## Directions:
Quote the data below in full, minus the images.

## Material provided:
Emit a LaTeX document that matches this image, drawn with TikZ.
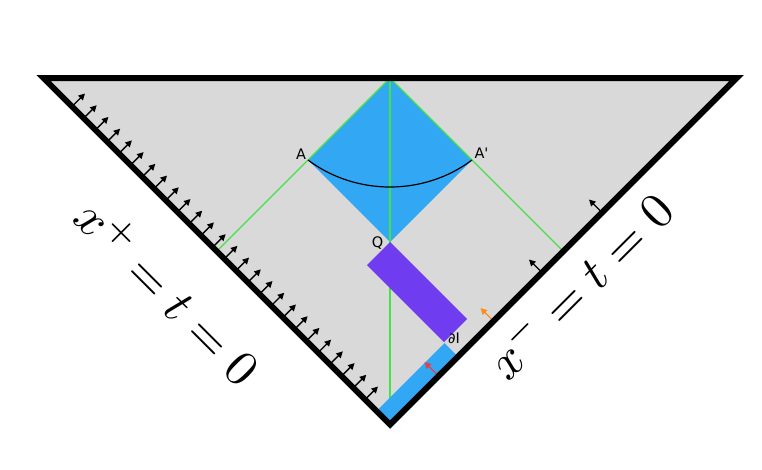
\documentclass[tikz,border=0pt]{standalone}
\usepackage{fontspec}
\newfontfamily\dejavu{DejaVu Sans}[Ligatures=TeXOff]
\usetikzlibrary{arrows.meta}
\definecolor{bggray}{RGB}{217,217,217}
\definecolor{wedgeblue}{RGB}{50,168,245}
\definecolor{islandpurple}{RGB}{111,60,240}
\definecolor{limeline}{RGB}{70,225,70}
\definecolor{arrorange}{RGB}{255,140,30}
\definecolor{arrred}{RGB}{232,62,72}
\begin{document}
\begin{tikzpicture}[x=1pt,y=-1pt,
  edgearrow/.style={-{Triangle[length=6.5pt,width=6.5pt]}, line width=1.4pt},
  greenline/.style={limeline, line width=1.1pt},
  ptlabel/.style={font=\dejavu\fontsize{14.5}{16}\selectfont, inner sep=0pt},
  biglabel/.style={inner sep=0pt}]
\useasboundingbox (0,0) rectangle (762,469);
% vertices
\coordinate (L) at (43.5,78);
\coordinate (R) at (736.5,78);
\coordinate (B) at (390,424.5);
\coordinate (T) at (390,78);
\coordinate (A) at (308,160);
\coordinate (Ap) at (472,160);
\coordinate (Q) at (390,242);
\coordinate (GL) at (217,251);
\coordinate (GR) at (563.5,251.5);
% background
\fill[bggray] (L) -- (R) -- (B) -- cycle;
% diamond
\fill[wedgeblue] (T) -- (Ap) -- (Q) -- (A) -- cycle;
% green lines
\draw[greenline] (T) -- (GL);
\draw[greenline] (T) -- (GR);
\draw[greenline] (T) -- (B);
% arc
\draw[line width=1.2pt] (A) .. controls (356,196) and (424,196) .. (Ap);
% purple rectangle
\coordinate (P1) at (467,319);
\coordinate (P2) at (444,342);
\coordinate (P3) at (367,265);
\fill[islandpurple] (Q) -- (P1) -- (P2) -- (P3) -- cycle;
% blue strip
\coordinate (S1) at (458,356.5);
\coordinate (S2) at (444.5,343);
\coordinate (S3) at (376.5,411);
\fill[wedgeblue] (B) -- (S1) -- (S2) -- (S3) -- cycle;
% left arrows
\foreach \i in {0,...,25} {
  \pgfmathsetmacro\fx{72+11.72*\i}
  \coordinate (la\i) at (\fx,{\fx+34.5});
  \draw[edgearrow] (la\i) -- ++(13,-13);
}
% right arrows
\coordinate (ra1) at (602,212.5);
\coordinate (ra2) at (542,272.5);
\coordinate (oa) at (493.5,321);
\coordinate (rr) at (438.5,376);
\draw[edgearrow] (ra1) -- ++(-13,-13);
\draw[edgearrow] (ra2) -- ++(-13,-13);
\draw[edgearrow, arrorange] (oa) -- ++(-13,-13);
\draw[edgearrow, arrred] (rr) -- ++(-14,-14);
% border
\draw[line width=6pt, line join=miter] (L) -- (R) -- (B) -- cycle;
% labels
\node[ptlabel] (lA) at (301,154) {A};
\node[ptlabel] (lAp) at (481.5,153) {A'};
\node[ptlabel] (lQ) at (377.5,243.5) {Q};
\node[ptlabel] (lI) at (454,338) {∂I};
\node[biglabel, rotate=-45] (lp) at (169.3,290.8) {\scalebox{5}{$x^+=t=0$}};
\node[biglabel, rotate=45] (lm) at (578.8,284.4) {\scalebox{5}{$x^-=t=0$}};
\end{tikzpicture}
\end{document}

## Exercise output:
Emit a LaTeX document that matches this image, drawn with TikZ.
\documentclass[tikz,border=0pt]{standalone}
\usepackage{fontspec}
\newfontfamily\dejavu{DejaVu Sans}[Ligatures=TeXOff]
\usetikzlibrary{arrows.meta}
\definecolor{bggray}{RGB}{217,217,217}
\definecolor{wedgeblue}{RGB}{50,168,245}
\definecolor{islandpurple}{RGB}{111,60,240}
\definecolor{limeline}{RGB}{70,225,70}
\definecolor{arrorange}{RGB}{255,140,30}
\definecolor{arrred}{RGB}{232,62,72}
\begin{document}
\begin{tikzpicture}[x=1pt,y=-1pt,
  edgearrow/.style={-{Triangle[length=6.5pt,width=6.5pt]}, line width=1.4pt},
  greenline/.style={limeline, line width=1.1pt},
  ptlabel/.style={font=\dejavu\fontsize{14.5}{16}\selectfont, inner sep=0pt},
  biglabel/.style={inner sep=0pt}]
\useasboundingbox (0,0) rectangle (762,469);
% vertices
\coordinate (L) at (43.5,78);
\coordinate (R) at (736.5,78);
\coordinate (B) at (390,424.5);
\coordinate (T) at (390,78);
\coordinate (A) at (308,160);
\coordinate (Ap) at (472,160);
\coordinate (Q) at (390,242);
\coordinate (GL) at (217,251);
\coordinate (GR) at (563.5,251.5);
% background
\fill[bggray] (L) -- (R) -- (B) -- cycle;
% diamond
\fill[wedgeblue] (T) -- (Ap) -- (Q) -- (A) -- cycle;
% green lines
\draw[greenline] (T) -- (GL);
\draw[greenline] (T) -- (GR);
\draw[greenline] (T) -- (B);
% arc
\draw[line width=1.2pt] (A) .. controls (356,196) and (424,196) .. (Ap);
% purple rectangle
\coordinate (P1) at (467,319);
\coordinate (P2) at (444,342);
\coordinate (P3) at (367,265);
\fill[islandpurple] (Q) -- (P1) -- (P2) -- (P3) -- cycle;
% blue strip
\coordinate (S1) at (458,356.5);
\coordinate (S2) at (444.5,343);
\coordinate (S3) at (376.5,411);
\fill[wedgeblue] (B) -- (S1) -- (S2) -- (S3) -- cycle;
% left arrows
\foreach \i in {0,...,25} {
  \pgfmathsetmacro\fx{72+11.72*\i}
  \coordinate (la\i) at (\fx,{\fx+34.5});
  \draw[edgearrow] (la\i) -- ++(13,-13);
}
% right arrows
\coordinate (ra1) at (602,212.5);
\coordinate (ra2) at (542,272.5);
\coordinate (oa) at (493.5,321);
\coordinate (rr) at (438.5,376);
\draw[edgearrow] (ra1) -- ++(-13,-13);
\draw[edgearrow] (ra2) -- ++(-13,-13);
\draw[edgearrow, arrorange] (oa) -- ++(-13,-13);
\draw[edgearrow, arrred] (rr) -- ++(-14,-14);
% border
\draw[line width=6pt, line join=miter] (L) -- (R) -- (B) -- cycle;
% labels
\node[ptlabel] (lA) at (301,154) {A};
\node[ptlabel] (lAp) at (481.5,153) {A'};
\node[ptlabel] (lQ) at (377.5,243.5) {Q};
\node[ptlabel] (lI) at (454,338) {∂I};
\node[biglabel, rotate=-45] (lp) at (169.3,290.8) {\scalebox{5}{$x^+=t=0$}};
\node[biglabel, rotate=45] (lm) at (578.8,284.4) {\scalebox{5}{$x^-=t=0$}};
\end{tikzpicture}
\end{document}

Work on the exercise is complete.